# Packing and Crating > Crate Shipping and Storage >  Other modes of transportation?

## szaner

I am just curious - have any of you tried shipping art by rail or other modes of transportation (besides truck or plane)?

----------


## T. Ashley McGrew

I've packed sea containers a few times. One time literally sent a large contemporary chinese installation piece on "a slow boat to china".

----------


## bubblegum

> I am just curious - have any of you tried shipping art by rail or other modes of transportation (besides truck or plane)?


I haven't done or try it by other mode of transportation! In my opinion,I think there are other ways of course on shipping them aside from those you've given!

----------


## T. Ashley McGrew

If you haven't done it and cannot name it why are you posting here?

----------


## Gallagher

I've sent "art" back to Europe using a sea container; the objects were commercially available and were part of a design show.

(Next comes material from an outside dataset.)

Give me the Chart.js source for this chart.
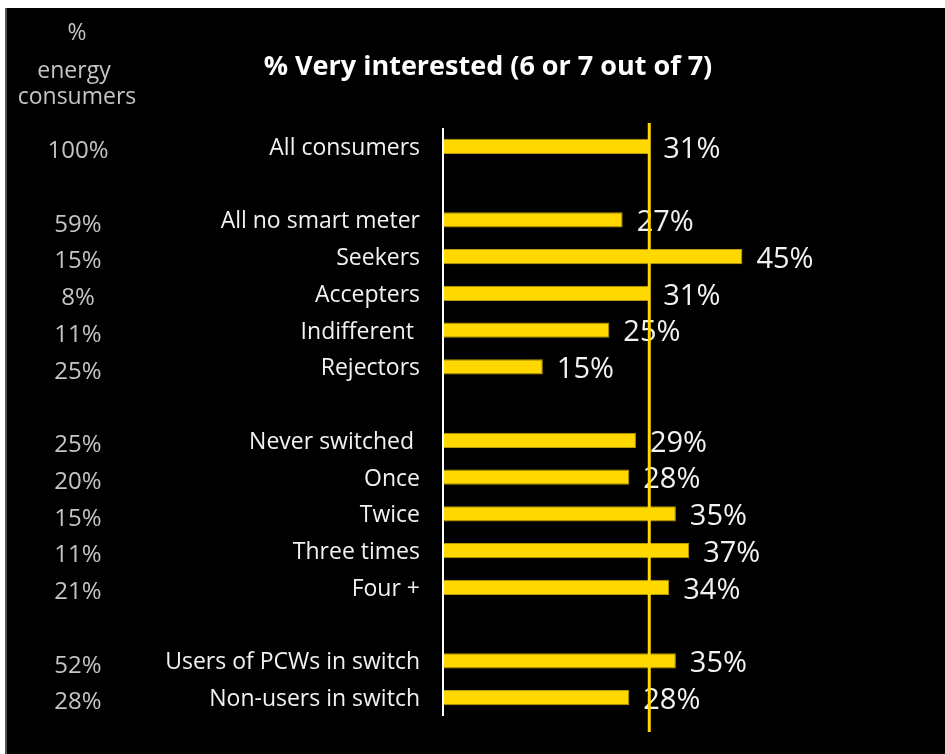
<!DOCTYPE html>
<html>
<head>
<meta charset="utf-8">
<script src="https://cdn.jsdelivr.net/npm/chart.js@4"></script>
<style>
  html, body { margin: 0; padding: 0; background: #fff; }
  #wrap { position: absolute; left: 0; top: 0; width: 945px; height: 754px; }
</style>
</head>
<body>
<div id="wrap"><canvas id="interestChart" width="945" height="754"></canvas></div>
<script>
// Segment rows; empty strings are spacer rows between groups
const segments = [
  "All consumers", "",
  "All no smart meter", "Seekers", "Accepters", "Indifferent ", "Rejectors", "",
  "Never switched ", "Once", "Twice", "Three times", "Four +", "",
  "Users of PCWs in switch", "Non-users in switch"
];
// % very interested (6 or 7 out of 7)
const veryInterested = [31, null, 27, 45, 31, 25, 15, null, 29, 28, 35, 37, 34, null, 35, 28];
// % of energy consumers in each segment
const consumerShare = ["100%", "", "59%", "15%", "8%", "11%", "25%", "", "25%", "20%", "15%", "11%", "21%", "", "52%", "28%"];

const chartTitle = "% Very interested (6 or 7 out of 7)";
const shareHeader = ["%", "energy", "consumers"];

const FONT = "'Open Sans', sans-serif";
const BAR_YELLOW = "#FFD800";

// Frame, side column, labels and the reference line drawn around the bars
const annotations = {
  id: "annotations",
  beforeDraw(chart) {
    const ctx = chart.ctx;
    ctx.save();
    ctx.fillStyle = "#ffffff";
    ctx.fillRect(0, 0, chart.width, chart.height);
    ctx.fillStyle = "#000000";
    ctx.fillRect(7, 8, chart.width - 7, chart.height - 8);
    ctx.fillStyle = "#555";
    ctx.fillRect(5, 8, 2, chart.height - 8);
    ctx.restore();
  },
  afterDatasetsDraw(chart) {
    const ctx = chart.ctx;
    const xs = chart.scales.x;
    const ys = chart.scales.y;
    const area = chart.chartArea;
    ctx.save();

    // title
    ctx.fillStyle = "#ffffff";
    ctx.font = "bold 27px " + FONT;
    ctx.textAlign = "center";
    ctx.textBaseline = "middle";
    ctx.fillText(chartTitle, 488, 67);

    // share column header
    ctx.fillStyle = "#c4c4c4";
    ctx.font = "23px " + FONT;
    ctx.fillText(shareHeader[0], 77, 33);
    ctx.fillText(shareHeader[1], 74, 71);
    ctx.fillText(shareHeader[2], 77, 97);

    segments.forEach((name, i) => {
      const y = ys.getPixelForValue(i);
      if (consumerShare[i]) {
        ctx.fillStyle = "#c4c4c4";
        ctx.font = "24px " + FONT;
        ctx.textAlign = "center";
        ctx.fillText(consumerShare[i], 78, y + 5);
      }
      if (name) {
        ctx.fillStyle = "#f2f2f2";
        ctx.font = "23px " + FONT;
        ctx.textAlign = "right";
        ctx.fillText(name, area.left - 23, y + 2);
      }
      const v = veryInterested[i];
      if (v !== null) {
        ctx.fillStyle = "#f2f2f2";
        ctx.font = "29px " + FONT;
        ctx.textAlign = "left";
        ctx.fillText(v + "%", xs.getPixelForValue(v) + 14, y + 3);
      }
    });

    // axis line at zero
    const x0 = xs.getPixelForValue(0);
    ctx.strokeStyle = "#ffffff";
    ctx.lineWidth = 2;
    ctx.beginPath();
    ctx.moveTo(x0, area.top);
    ctx.lineTo(x0, area.bottom);
    ctx.stroke();

    // reference line at the all-consumers level
    const xr = xs.getPixelForValue(veryInterested[0]);
    ctx.strokeStyle = BAR_YELLOW;
    ctx.lineWidth = 3;
    ctx.beginPath();
    ctx.moveTo(xr, area.top - 5);
    ctx.lineTo(xr, area.bottom + 16);
    ctx.stroke();

    ctx.restore();
  }
};

new Chart(document.getElementById("interestChart"), {
  type: "bar",
  data: {
    labels: segments,
    datasets: [{
      data: veryInterested,
      backgroundColor: BAR_YELLOW,
      borderColor: "#b89a00",
      borderWidth: 1,
      borderSkipped: false,
      categoryPercentage: 1,
      barPercentage: 0.42
    }]
  },
  options: {
    indexAxis: "y",
    responsive: false,
    animation: false,
    layout: { padding: { left: 443, right: 3, top: 128, bottom: 38 } },
    scales: {
      x: { display: false, min: 0, max: 75 },
      y: { display: false }
    },
    plugins: {
      legend: { display: false },
      tooltip: { enabled: false }
    }
  },
  plugins: [annotations]
});
</script>
</body>
</html>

I would never contemplate using sea containers for fine art, since they are sometimes lost in rough sea conditions. There is also risk in the loading and unloading of the container at the dock; containers can be dropped anywhere from a few feet to more than 25 feet.

It's a good idea to inspect the container first by seeing if you can see daylight from the inside. If you do find that it is less than water tight, caulk should be used to plug the cracks; remember that the containers ride in stacks on the ship and are exposed to the elements. I also purchased the expanding foam that comes in little pouches to tighten up the load which was cheaply constructed wooden crates. I locked the crates in by screwing dunnage to the floor of the container and used the expanding foam to lock them in place. I also purchased ratchet sraps to take advantage of the hooks that were at several locations inside the container.

It is a very economical way to ship if you are not in a hurry for the contents to make the voyage and if you feel the money saved justifies the risk.

----------